The scene at the end of the day, however, was somewhat different. In Southern Sudan’s capital, the staff at the voting centres sat under the shade of mango trees, attending to a trickle of voters. It seemed as if Juba had voted in the first day and a half.
Some never believed that this day would come. But today it had arrived, and the citizens of southern Sudan met it en-masse, clutching their laminated voter registration cards. People had queued for hours, lines having formed since before sunrise on this historic day, the 9th January 2011, the day prescribed in the peace agreement of 2005 decreeing southern Sudan’s right to self-determination.
The voting process was laborious, taking up to seven minutes per voter. Protocol was followed; nobody wanted to risk arriving at this moment and giving anyone any cause to question its undertaking.
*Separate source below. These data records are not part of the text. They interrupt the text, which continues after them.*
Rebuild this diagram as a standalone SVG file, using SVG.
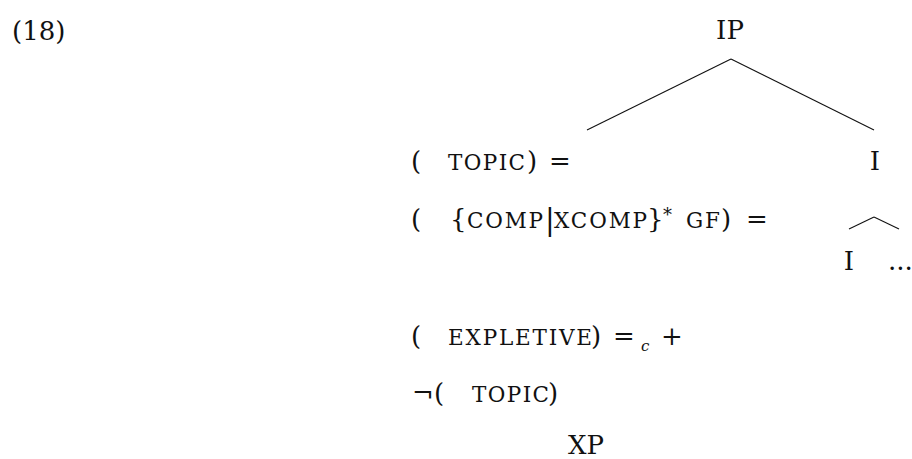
<svg xmlns="http://www.w3.org/2000/svg" width="912" height="459" viewBox="0 0 912 459">
<style>
text{font-family:"DejaVu Serif","Liberation Serif",serif;fill:#111;font-size:26px}
.sc{font-size:21.5px}
.sub{font-size:15px;font-style:italic}
.sup{font-size:18px}
.edge{stroke:#111;stroke-width:1.1;fill:none}
</style>
<rect width="912" height="459" fill="#fff"/>
<g id="label-18"><text x="12" y="40">(18)</text></g>
<g id="node-IP"><text x="730" y="39" text-anchor="middle">IP</text></g>
<g id="node-topic-eq">
<text x="411" y="170">(</text>
<text class="sc" x="448" y="170" textLength="77" lengthAdjust="spacing">TOPIC</text>
<text x="527" y="170">)</text>
<text x="549" y="170">=</text>
</g>
<g id="node-comp-eq">
<text x="411" y="228">(</text>
<text x="450" y="228">{</text>
<text class="sc" x="467" y="228" textLength="76" lengthAdjust="spacing">COMP</text>
<text x="545" y="230" style="font-size:29px">|</text>
<text class="sc" x="554" y="228" textLength="93" lengthAdjust="spacing">XCOMP</text>
<text x="647" y="228">}</text>
<text class="sup" x="663" y="221">*</text>
<text class="sc" x="686" y="228" textLength="34" lengthAdjust="spacing">GF</text>
<text x="721" y="228">)</text>
<text x="746" y="228">=</text>
</g>
<g id="node-I"><text x="875" y="170" text-anchor="middle">I</text></g>
<g id="node-I-dots">
<text x="849" y="270" text-anchor="middle">I</text>
<text x="888" y="270">...</text>
</g>
<g id="node-expletive">
<text x="411" y="345">(</text>
<text class="sc" x="448" y="345" textLength="144" lengthAdjust="spacing">EXPLETIVE</text>
<text x="591" y="345">)</text>
<text x="613" y="345">=</text>
<text class="sub" x="641" y="351">c</text>
<text x="661" y="345">+</text>
</g>
<g id="node-neg-topic">
<text x="412" y="402">¬</text>
<text x="434" y="402">(</text>
<text class="sc" x="472" y="402" textLength="77" lengthAdjust="spacing">TOPIC</text>
<text x="548" y="402">)</text>
</g>
<g id="node-XP"><text x="586" y="454" text-anchor="middle">XP</text></g>
<g id="connectors">
<line class="edge" x1="731" y1="59" x2="587" y2="130"/>
<line class="edge" x1="731" y1="59" x2="874" y2="130"/>
<line class="edge" x1="874" y1="217" x2="849" y2="229"/>
<line class="edge" x1="874" y1="217" x2="899" y2="229"/>
</g>
</svg>
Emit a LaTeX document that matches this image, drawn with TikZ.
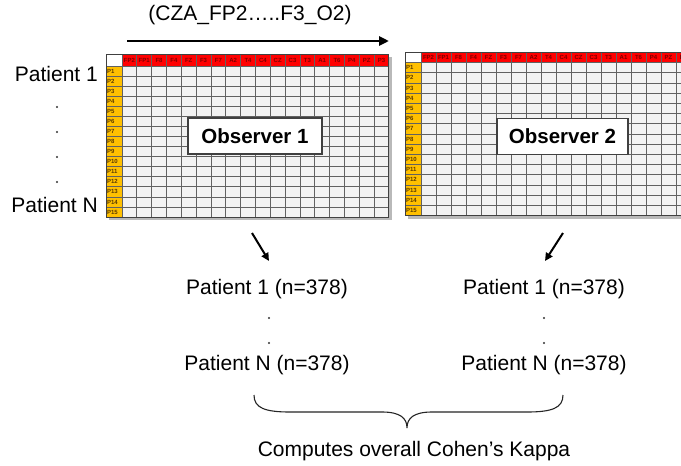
\documentclass[tikz,border=0pt]{standalone}
\usepackage{fontspec}
\setmainfont{Liberation Sans}
\usetikzlibrary{arrows.meta}
\definecolor{hdrred}{HTML}{FF0000}
\definecolor{hdrtxt}{HTML}{7A0000}
\definecolor{rowor}{HTML}{FFC000}
\definecolor{rowtxt}{HTML}{5A3A00}
\definecolor{cellbg}{HTML}{F2F2F2}
\tikzset{
  gridline/.style={draw=black!62, line width=0.8pt},
  tabborder/.style={draw=black!75, line width=1pt},
  hdrlab/.style={font=\fontsize{6}{6}\selectfont\bfseries, text=hdrtxt, inner sep=0pt},
  rowlab/.style={anchor=west, font=\fontsize{6}{6}\selectfont\bfseries, text=rowtxt, inner sep=0.5pt},
  txt/.style={font=\fontsize{21}{24}\selectfont, inner sep=0pt},
  obsbox/.style={draw=black!75, line width=1.3pt, fill=white, minimum width=134pt, minimum height=36pt, inner sep=0pt, font=\fontsize{20.5}{24}\selectfont\bfseries},
  bigarrow/.style={line width=2.8pt, -{Triangle[length=10pt,width=9pt]}},
  downarrow/.style={line width=2pt, -{Triangle[length=8pt,width=7.5pt]}},
  bracestyle/.style={line width=1.1pt, black!85},
  dotmark/.style={fill=black!80}
}
\newcommand\eegtab[7]{%
\begin{scope}
\pgfmathsetmacro\xa{#1}\pgfmathsetmacro\ya{#2}%
\pgfmathsetmacro\xb{#1+#3}\pgfmathsetmacro\yb{#2+#5}%
\pgfmathsetmacro\xe{#1+#3+18*#4}\pgfmathsetmacro\ye{#2+#5+15*#6}%
\fill[gray!55] (\xa+3,\ya+3) rectangle (\xe+3,\ye+3);
\fill[cellbg] (\xa,\ya) rectangle (\xe,\ye);
\fill[white] (\xa,\ya) rectangle (\xb,\yb);
\fill[hdrred] (\xb,\ya) rectangle (\xe,\yb);
\fill[rowor] (\xa,\yb) rectangle (\xb,\ye);
\foreach \k in {0,...,14} \draw[gridline] (\xa,\yb+\k*#6) -- (\xe,\yb+\k*#6);
\foreach \k in {0,...,17} \draw[gridline] (\xb+\k*#4,\ya) -- (\xb+\k*#4,\ye);
\foreach \lab [count=\k] in {FP2,FP1,F8,F4,FZ,F3,F7,A2,T4,C4,CZ,C3,T3,A1,T6,P4,PZ,P3}
  \node[hdrlab] (#7h\k) at (\xb+\k*#4-0.5*#4, \ya+0.5*#5) {\lab};
\foreach \k in {1,...,15}
  \node[rowlab] (#7r\k) at (\xa+0.3, \yb+\k*#6-0.5*#6) {P\k};
\draw[tabborder] (\xa,\ya) rectangle (\xe,\ye);
\end{scope}}
\begin{document}
\begin{tikzpicture}[x=1pt,y=-1pt]
\useasboundingbox (0,0) rectangle (681,466);
\fill[white] (0,0) rectangle (681,466);
% title and top arrow
\node[txt, anchor=base] (title) at (250,20) {(CZA\_FP2…..F3\_O2)};
\coordinate (ta) at (127,41);
\coordinate (tb) at (389,41);
\draw[bigarrow] (ta) -- (tb);
% left labels
\node[txt, anchor=base east] (lp1) at (98,81) {Patient 1};
\node[txt, anchor=base east] (lpN) at (98,212) {Patient N};
\foreach \yy in {107,132,157,182} \fill[dotmark] (57,\yy) circle (1.1);
% tables
\eegtab{106}{54}{16}{14.83}{12}{10.07}{ta}
\begin{scope}
\clip (0,0) rectangle (681,466);
\eegtab{405}{52}{16}{15}{10.5}{10.2}{tb}
\end{scope}
\node[obsbox] (obs1) at (255,136) {Observer 1};
\node[obsbox, minimum width=131pt] (obs2) at (562.5,136.5) {Observer 2};
% down arrows
\coordinate (d1s) at (252,233);
\coordinate (d1e) at (269,261);
\coordinate (d2s) at (563,233);
\coordinate (d2e) at (545,261);
\draw[downarrow] (d1s) -- (d1e);
\draw[downarrow] (d2s) -- (d2e);
% patient lists
\node[txt, anchor=base] (l1) at (267,294) {Patient 1 (n=378)};
\node[txt, anchor=base] (lN) at (267,370) {Patient N (n=378)};
\node[txt, anchor=base] (r1) at (544,294) {Patient 1 (n=378)};
\node[txt, anchor=base] (rN) at (544,370) {Patient N (n=378)};
\foreach \yy in {318,343} {\fill[dotmark] (269,\yy) circle (1.1); \fill[dotmark] (544,\yy) circle (1.1);}
% brace
\draw[bracestyle] (254,395) .. controls (254,408) and (265,412) .. (290,412) -- (382,412)
  .. controls (400,412) and (407,418) .. (407,428)
  .. controls (407,418) and (414,412) .. (432,412) -- (527,412)
  .. controls (552,412) and (563,408) .. (563,395);
\node[txt, anchor=base] (kappa) at (414,456) {Computes overall Cohen’s Kappa};
\end{tikzpicture}
\end{document}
Voters showed their registration card, checked their name from a list and impressing a finger-print on the form, then receiving their ballot paper. Walking to the cardboard voting booths, a yellow curtain guarded their privacy (although nobody spoke of anything but secession), and then the slip was meticulously folded and cast in the plastic urns. Finally, their finger dipped in purple ink, they left.
In one voting station in Juba, elderly women ululated as they walked away from their cast ballot, the queues never failing to applaud these people whose lives had existed through decades of civil war.